Given the wide range of benefits offered by collets, they are one of the most indispensable tools in the manufacturing industry. To get the most from your collet-based tooling system, it is important to use best-in-class products to produce top-notch quality.
This is exactly where Techniks Tool Group can help! Offering a wide range of collets and collet chucks, our experts will help guide you to the best solution for your needs. Our collets are trusted by some of the largest manufacturers in the world. Check out our collets and get started on your journey!
Frequently Asked Questions (FAQs)
1. How do I know when to replace collets?
Collets are designed to wear out as they lose accuracy and rigidity with use. High side-load forces during milling operations cause cutting tool deflection as illustrated below.
Over time, these side-load forces will bell-mouth the collet at its face.
As the collet experiences bell-mouthing, the cutting tool is allowed to deflect more and more during milling operations. Unfortunately, the collet may still indicate good accuracy on a presetter where there are no side-load forces. However, once the tool is put into service and begins experiencing side-load forces, the cutting tool is allowed more room to deflect, resulting in increased chatter and reduced tool life.
It is recommended to change collets out every 4-6 months, depending on usage, to ensure the most rigid and accurate collet chuck assembly.
2. Are there other signs that a collet should be replaced?
Yes. Any signs of fretting on the collet indicate the collet is vibrating in the tool holder. Fretting appears as rust-colored spots typically at the highest point where the collet sits in the collet pocket of the collet chuck.
This is not rust but rather an indication that there is a vibration between the collet and the collet pocket connection. The vibration causing the fretting is also reducing cutting tool life. If you see signs of fretting on the collet, it is advised to replace the collet. You should also ensure that collet nuts are tightened to the correct torque specifications during setup.
3. What is the correct method to assemble a collet and collet nut?
It is critical to properly assemble the collet and collet nut to avoid damage to the collet and make the most accurate and rigid assembly possible. The extraction groove of the collet must be properly seated to the extraction ring of the collet nut.
First, angle the collet so the extraction groove seats with the eccentric extraction ring in the collet nut as shown below.
Next, while holding the collet and nut together, place the assembly in the tool holder and begin tightening the nut. If the collet extraction groove is not properly seated to the collet nut extraction ring, the collet will appear seated below the face of the nut. This typically occurs when the collet is placed in the collet pocket of the tool holder and then the nut is threaded on the tool holder. In a correct assembly, the collet will seat at the face of the collet nut. The image below shows a correct assembly on the left and an incorrect assembly on the right.

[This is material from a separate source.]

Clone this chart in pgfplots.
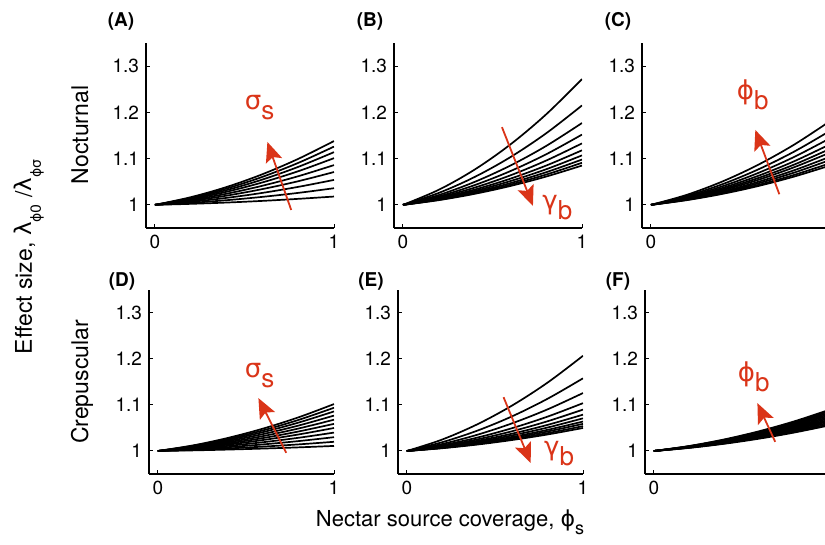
\documentclass[border=0pt]{standalone}
\usepackage{pgfplots}
\pgfplotsset{compat=1.18}
\usepackage{pgfplotstable}
\usepackage{fontspec}
\setmainfont{TeX Gyre Heros}
\newfontfamily\gr{DejaVu Sans}
\usetikzlibrary{arrows.meta}
\definecolor{annot}{RGB}{218,52,24}

\pgfplotstableread{
x c1 c2 c3 c4 c5 c6 c7 c8 c9
0 1 1 1 1 1 1 1 1 1
0.2 1.0166 1.0151 1.0137 1.0121 1.0103 1.0085 1.0065 1.0043 1.0022
0.4 1.0386 1.0353 1.0319 1.0283 1.0241 1.0199 1.0151 1.0101 1.0050
0.6 1.0662 1.0605 1.0547 1.0485 1.0413 1.0341 1.0259 1.0173 1.0086
0.8 1.0994 1.0907 1.0821 1.0727 1.0619 1.0511 1.0389 1.0259 1.0130
1 1.138 1.126 1.114 1.101 1.086 1.071 1.054 1.036 1.018
}\tA
\pgfplotstableread{
x c1 c2 c3 c4 c5 c6 c7 c8 c9 c10
0 1 1 1 1 1 1 1 1 1 1
0.2 1.0326 1.0258 1.0212 1.0182 1.0160 1.0142 1.0128 1.0118 1.0109 1.0102
0.4 1.0762 1.0602 1.0496 1.0426 1.0372 1.0330 1.0300 1.0274 1.0255 1.0238
0.6 1.1306 1.1032 1.0850 1.0730 1.0638 1.0566 1.0514 1.0470 1.0437 1.0408
0.8 1.1958 1.1548 1.1274 1.1094 1.0958 1.0850 1.0770 1.0706 1.0655 1.0612
1 1.272 1.215 1.177 1.152 1.133 1.118 1.107 1.098 1.091 1.085
}\tB
\pgfplotstableread{
x c1 c2 c3 c4 c5 c6 c7 c8 c9 c10
0 1 1 1 1 1 1 1 1 1 1
0.2 1.0217 1.0192 1.0173 1.0157 1.0145 1.0136 1.0125 1.0116 1.0108 1.0102
0.4 1.0507 1.0448 1.0403 1.0367 1.0339 1.0316 1.0291 1.0272 1.0252 1.0238
0.6 1.0869 1.0768 1.0691 1.0629 1.0581 1.0542 1.0499 1.0466 1.0432 1.0408
0.8 1.1303 1.1152 1.1037 1.0943 1.0871 1.0814 1.0749 1.0698 1.0648 1.0612
1 1.181 1.160 1.144 1.131 1.121 1.113 1.104 1.097 1.090 1.085
}\tC
\pgfplotstableread{
x c1 c2 c3 c4 c5 c6 c7 c8 c9 c10 c11
0 1 1 1 1 1 1 1 1 1 1 1
0.2 1.0122 1.0113 1.0103 1.0092 1.0082 1.0071 1.0060 1.0048 1.0036 1.0024 1.0013
0.4 1.0286 1.0263 1.0241 1.0216 1.0190 1.0165 1.0140 1.0112 1.0084 1.0056 1.0031
0.6 1.0490 1.0451 1.0413 1.0370 1.0326 1.0283 1.0240 1.0192 1.0144 1.0096 1.0053
0.8 1.0734 1.0677 1.0619 1.0554 1.0490 1.0425 1.0360 1.0288 1.0216 1.0144 1.0079
1 1.102 1.094 1.086 1.077 1.068 1.059 1.050 1.040 1.030 1.020 1.011
}\tD
\pgfplotstableread{
x c1 c2 c3 c4 c5 c6 c7 c8 c9 c10 c11
0 1 1 1 1 1 1 1 1 1 1 1
0.2 1.0248 1.0190 1.0151 1.0125 1.0108 1.0095 1.0085 1.0077 1.0071 1.0065 1.0060
0.4 1.0580 1.0442 1.0353 1.0291 1.0252 1.0221 1.0199 1.0179 1.0165 1.0151 1.0140
0.6 1.0994 1.0758 1.0605 1.0499 1.0432 1.0379 1.0341 1.0307 1.0283 1.0259 1.0240
0.8 1.1490 1.1138 1.0907 1.0749 1.0648 1.0569 1.0511 1.0461 1.0425 1.0389 1.0360
1 1.207 1.158 1.126 1.104 1.090 1.079 1.071 1.064 1.059 1.054 1.050
}\tE
\pgfplotstableread{
x c1 c2 c3 c4 c5 c6 c7 c8 c9 c10 c11 c12
0 1 1 1 1 1 1 1 1 1 1 1 1
0.2 1.0108 1.0104 1.0101 1.0097 1.0093 1.0089 1.0086 1.0082 1.0078 1.0075 1.0071 1.0067
0.4 1.0252 1.0243 1.0235 1.0226 1.0217 1.0209 1.0200 1.0192 1.0183 1.0174 1.0165 1.0157
0.6 1.0432 1.0417 1.0402 1.0387 1.0372 1.0358 1.0343 1.0328 1.0313 1.0299 1.0284 1.0269
0.8 1.0648 1.0626 1.0603 1.0581 1.0559 1.0536 1.0515 1.0492 1.0470 1.0448 1.0426 1.0403
1 1.090 1.0869 1.0838 1.0807 1.0776 1.0745 1.0715 1.0684 1.0653 1.0622 1.0591 1.056
}\tF

\pgfplotsset{
  panel/.style={
    scale only axis, width=94pt,
    xmin=-0.05, xmax=1, ymin=0.95, ymax=1.35,
    axis lines=left, axis line style={-, line width=0.7pt, black},
    xtick={0,1}, xticklabels={0,1},
    ytick={1,1.1,1.2,1.3}, yticklabels={1,1.1,1.2,1.3},
    tick align=inside, major tick length=2pt,
    tick style={line width=0.5pt, black},
    tick label style={font=\fontsize{9.5}{10}\selectfont},
    clip mode=individual,
    cycle list={{black, mark=none, solid}},
    every axis plot/.append style={line width=0.85pt, smooth, tension=0.55},
    no markers,
  },
  row1/.style={panel, height=92.5pt},
  row2/.style={panel, height=92pt, width=92.5pt},
}
\tikzset{
  ann/.style={annot, line width=0.9pt, -{Stealth[length=10pt,width=8.5pt,inset=2pt]}},
  glab/.style={annot, inner sep=0pt, anchor=base west, font=\fontsize{13}{13}\selectfont},
}
\newcommand{\sub}[1]{\raisebox{-5pt}{#1}}

\begin{document}
\begin{tikzpicture}
\useasboundingbox (0,0) rectangle (412.5pt,272.5pt);
\clip (0,0) rectangle (412.5pt,272.5pt);

% (A)
\begin{axis}[row1, at={(73pt,158.5pt)}, anchor=south west]
\pgfplotsinvokeforeach{1,...,9}{\addplot table[x=x,y=c#1]{\tA};}
\draw[ann] (axis cs:0.761,0.989) -- (axis cs:0.628,1.136);
\node[glab] at (axis cs:0.50,1.206) {{\gr σ}\sub{s}};
\end{axis}
% (B)
\begin{axis}[row1, at={(197pt,158.5pt)}, anchor=south west]
\pgfplotsinvokeforeach{1,...,10}{\addplot table[x=x,y=c#1]{\tB};}
\draw[ann] (axis cs:0.553,1.168) -- (axis cs:0.726,0.998);
\node[glab] at (axis cs:0.777,0.991) {{\gr γ}\sub{b}};
\end{axis}
% (C)
\begin{axis}[row1, at={(321pt,158.5pt)}, anchor=south west]
\pgfplotsinvokeforeach{1,...,10}{\addplot table[x=x,y=c#1]{\tC};}
\draw[ann] (axis cs:0.717,1.023) -- (axis cs:0.583,1.162);
\node[glab] at (axis cs:0.478,1.228) {{\gr ϕ}\sub{b}};
\end{axis}
% (D)
\begin{axis}[row2, at={(74.5pt,35.5pt)}, anchor=south west]
\pgfplotsinvokeforeach{1,...,11}{\addplot table[x=x,y=c#1]{\tD};}
\draw[ann] (axis cs:0.729,0.996) -- (axis cs:0.571,1.115);
\node[glab] at (axis cs:0.492,1.159) {{\gr σ}\sub{s}};
\end{axis}
% (E)
\begin{axis}[row2, at={(199pt,35.5pt)}, anchor=south west]
\pgfplotsinvokeforeach{1,...,11}{\addplot table[x=x,y=c#1]{\tE};}
\draw[ann] (axis cs:0.549,1.117) -- (axis cs:0.703,0.974);
\node[glab] at (axis cs:0.777,0.991) {{\gr γ}\sub{b}};
\end{axis}
% (F)
\begin{axis}[row2, at={(322.5pt,35.5pt)}, anchor=south west]
\pgfplotsinvokeforeach{1,...,12}{\addplot table[x=x,y=c#1]{\tF};}
\draw[ann] (axis cs:0.689,1.020) -- (axis cs:0.588,1.104);
\node[glab] at (axis cs:0.475,1.150) {{\gr ϕ}\sub{b}};
\end{axis}

% panel letters
\begin{scope}[every node/.style={font=\fontsize{9.5}{10}\selectfont\bfseries, inner sep=0pt}]
\node at (60.5pt,262pt) {(A)};
\node at (185pt,262pt) {(B)};
\node at (309pt,262pt) {(C)};
\node at (61pt,132pt) {(D)};
\node at (185.5pt,132pt) {(E)};
\node at (309pt,132pt) {(F)};
\end{scope}

% row labels
\node[rotate=90, anchor=base, inner sep=0pt, font=\fontsize{11.5}{12}\selectfont] at (44pt,205pt) {Nocturnal};
\node[rotate=90, anchor=base, inner sep=0pt, font=\fontsize{11.5}{12}\selectfont] at (44pt,81.5pt) {Crepuscular};

% y label
\node[rotate=90, anchor=base, inner sep=0pt, font=\fontsize{11.5}{12}\selectfont] at (16pt,144pt)
  {Effect size, {\gr λ}\raisebox{-4.5pt}{\fontsize{7}{7}\selectfont\gr ϕ0} /{\gr λ}\raisebox{-4.5pt}{\fontsize{7}{7}\selectfont\gr ϕσ}};

% x label
\node[anchor=base, inner sep=0pt, font=\fontsize{11}{12}\selectfont] at (225pt,9pt)
  {Nectar source coverage, {\gr ϕ}\raisebox{-4pt}{\fontsize{9}{9}\selectfont s}};
\end{tikzpicture}
\end{document}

DO NOT tighten the collet nut if the collet appears seated below the face of the nut as this will create galling on the 30° face of the collet. Galling appear as grooves or lines in the lead face of the collet.
Galling on the lead face of the collet can result in reduced clamping pressure on the cutting tool shank that may lead to the cutting tool slipping while cutting, or even tool breakage.
When trying to ensure the most rigid and accurate collet chuck assembly, don’t take chances.
When in doubt, throw it out!
Remember, the collet is designed to wear out and is the least expensive component in a collet chuck system.